I have trouble seeing the details of kanji on my screen. I have otherwise normal vision.

Is it something you get used to as you improve? or should I just read all webpages with 150% zoom?

7 comments
  1. You can increase the size of the font just for easier reading, but eventually you’ll be able to tell kanji apart once you learn more of them, it’s the same with small print English

  2. You can zoom in, but honestly it might be time for a vision check. I didn’t realize I needed glasses until I was into my mid 20s and visiting Japan for the first time. While my brain could easily “fill in the details” for English signs, it couldn’t for Japanese (which makes sense). Got my vision checked, and yup, needed glasses for the first time in my life!

  3. It’s normal. Kanji at small sizes in computer fonts don’t display all the strokes. Otherwise they’d look like blots of ink. As you get used to them, you can sort of make them out from their general shape.

    Take, for example, 鑿. The first thing I notice are the 殳(ほこづくり) on the side and a 金(きん) at the bottom, and I can sort of make out the 臼 on the left.

  4. When you become proficient at reading, you’ll be able to recognize kanji based on general shape and density, without seeing each individual stroke. Until then, you can try zooming in if you don’t recognize kanji in small font sizes.

  5. For certain content, you could try changing the zoom, fonts, and fontsizes.

    There are a lot of different screens sold for phones and screens. For example, higher-density screens might display the kanji in better detail. Bigger screens might help too. Generally, high quality branded screens are (really) expensive.

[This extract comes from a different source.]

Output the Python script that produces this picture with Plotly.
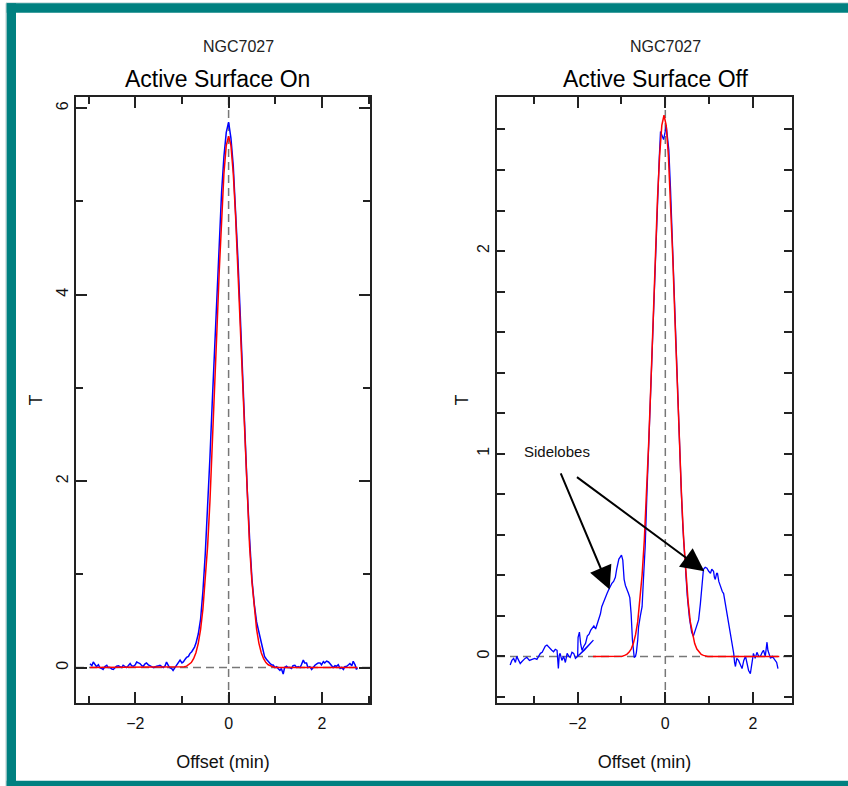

    Some people find e-ink screens to be more comfortable to read. They are expensive and too slow for internet use. Highly-optioned screens have more layers so may be more fuzzy (e.g. light, touchscreen, wacom layer…).

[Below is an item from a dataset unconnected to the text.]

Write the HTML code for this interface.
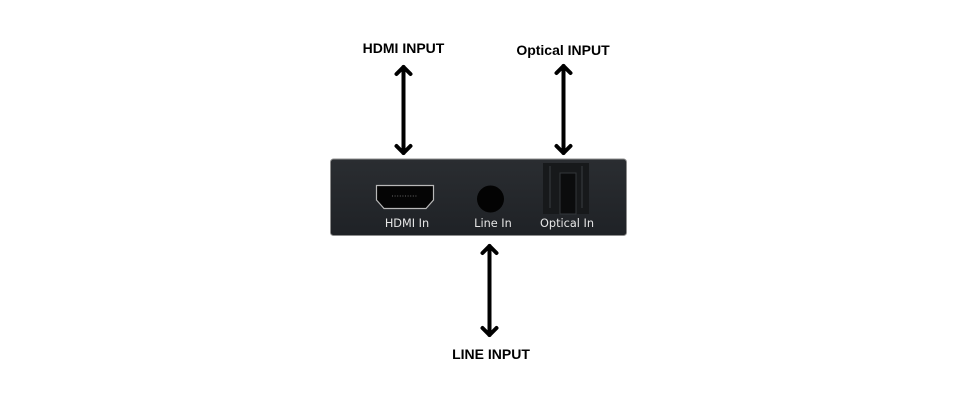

  6. MacOS is better than Windows computer for second language people studying character based languages, because of how the system either aligns fonts with the display elements, or retains shape regardless. It’s why Windows computers have always been better at displaying small text for native users: windows prioritizes aligning font elements on pixels which gives better character display while destroying shape; which is fine for 26 character alphabets but horrible with 4000 character alphabets.

    Even though the diffference has become less noticeable in 2023 as both pixel count and system improvement have progressed, the difference is still there. 15 years ago it was silly how illegible Windows was for non-native readers.

  7. Having kanji transform from a wide variety of meaningless scrawling to a precise set of defined radicals that I can read has been a very gratifying transformation over the last few months.

    That said, when I’m doing Anki work, kanji is about half an inch tall. That’s for my own benefit of more easily seeing the radicals that form the kanji. But it’s been a pleasant surprise when I look at a book or text on a webpage with no scaling that I can still make out what I know.